We haven’t seen any snakes around our place in a long time. We miss them. There used to be garter snakes in our garden or resting in the warm sun in our driveway, but it’s been a long time since we have seen a single snake around. Snakes are beneficial; they eat rodents of all types — rats, mice, voles — and should not be killed.
Some people are a bit apprehensive when it comes to snakes. Our good neighbor Winnie Billard, not being too fond of snakes, told us years ago that one had found a home under her back porch. She put up with it for years, each respecting the other. If that philosophy could reign with most of our wildlife, we’d have a better world by far.

What we are seeing every day now — and perhaps you are, as well — are the beautiful butterflies drifting through the air and visiting our flowering blossoms. Yellow swallowtails, spicebush swallowtails and monarchs are all passing through. Our great-grandkids are busy with their butterfly nets trying to catch any that come near.

The spicebush swallowtail was the first to appear, sitting on some impatiens blossoms near our pond. It returned time and again to fill up on nectar from the colorful flowers. This swallowtail is a strikingly beautiful butterfly, with its forewing mostly black, with ivory spots along the margin. The upper surface of the hind wing is bluish (female) or bluish-green (male). While spicebush swallowtails can be seen flying and feeding low to the ground, they also enjoy trees, such as the tulip tree.

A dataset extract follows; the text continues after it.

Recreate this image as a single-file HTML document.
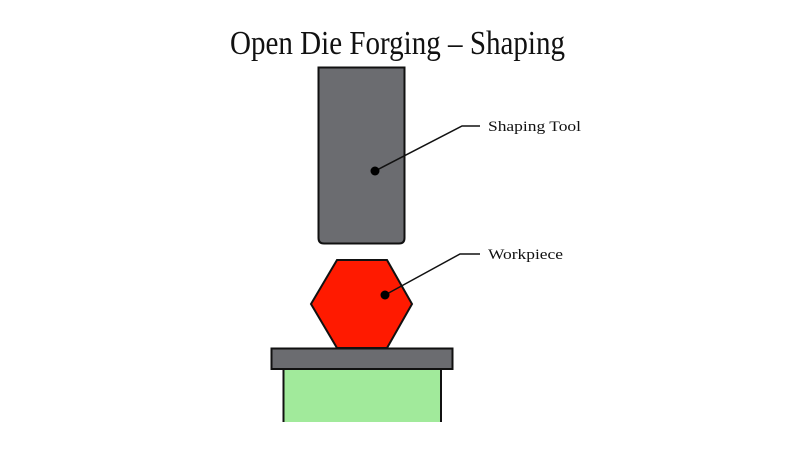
<!DOCTYPE html>
<html><head><meta charset="utf-8"><style>html,body{margin:0;padding:0;background:#fff}svg{display:block}</style></head>
<body>
<svg width="800" height="450" viewBox="0 0 800 450" xmlns="http://www.w3.org/2000/svg">
<rect width="800" height="450" fill="#fff"/>
<text x="230" y="54" font-family="Liberation Serif, serif" font-size="34" textLength="335" lengthAdjust="spacingAndGlyphs" fill="#111">Open Die Forging – Shaping</text>
<path d="M318.5 67.5 H404.5 V238 Q404.5 243.5 399 243.5 H324 Q318.5 243.5 318.5 238 Z" fill="#6b6c70" stroke="#111" stroke-width="2"/>
<polyline points="375,171 462,126 480,126" fill="none" stroke="#111" stroke-width="1.5"/>
<circle cx="375" cy="171" r="4.5" fill="#000"/>
<text x="488" y="131" font-family="Liberation Serif, serif" font-size="15" textLength="93" lengthAdjust="spacingAndGlyphs" fill="#111">Shaping Tool</text>
<polygon points="337,260 387,260 412,304 387,348 337,348 311,304" fill="#ff1a00" stroke="#111" stroke-width="2"/>
<polyline points="385,295 460,254 480,254" fill="none" stroke="#111" stroke-width="1.5"/>
<circle cx="385" cy="295" r="4.5" fill="#000"/>
<text x="488" y="259" font-family="Liberation Serif, serif" font-size="15" textLength="75" lengthAdjust="spacingAndGlyphs" fill="#111">Workpiece</text>
<path d="M283.5 422 V369 H441 V422" fill="#a1ea9b" stroke="#111" stroke-width="2"/>
<rect x="271.5" y="348.5" width="181" height="20.5" fill="#6b6c70" stroke="#111" stroke-width="2"/>
</svg>
</body></html>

Speaking of tulip trees, our son lost one in a recent thunder and lightning storm when it was struck and debarked by a lightning bolt. He remembers hearing a sizzling sound in the back of his house during the storm but never realized how close it hit until he saw the tulip tree in his backyard. The lightning strike stripped one whole side of the tree, leaving it dried and wrapped like a cinnamon stick. Now all the leaves are brown and dying and the tree is gone.

Back to our butterflies — the bright colored yellow tiger swallowtail stands out among the foliage. One day we noticed two flying in unison among the branches of one of our hickory trees — what a beautiful sight! It is native to North America.

Probably the most popular butterfly seen in our area is the monarch, which passes through on its annual migration. We often see these in our garden, where the main attraction is the butterfly bush. We have them in all colors and the butterflies congregate on them.

The monarch is famous for its long southward migration and its northward return in the spring, which spans the life of three to four generations of the butterfly. These long flights have been documented by actually putting lightweight stickers on the butterflies’ wings to tag them along the route they follow, which are later checked when they arrive some 3,000 miles away in Mexico, where they congregate on the trees by the thousands. Checking the stickers must be like looking for a needle in a haystack. Some 2,000 schools in the country are involved in this study following the amazing monarch migration south. Butterflies in the last generation to leave our area do not die right away but migrate south and live six to eight months in Mexico until they awake from hibernation in the spring, mate and lay eggs; then, withered and tattered from their migration and hibernation, they finally die.

The next generation that starts its flight northward lives for only six to eight weeks and goes through the life cycle again. This cycle continues through the months until they finally leave here in September or October to head out on their long journey south. The whole cycle of the monarch butterfly seems almost impossible.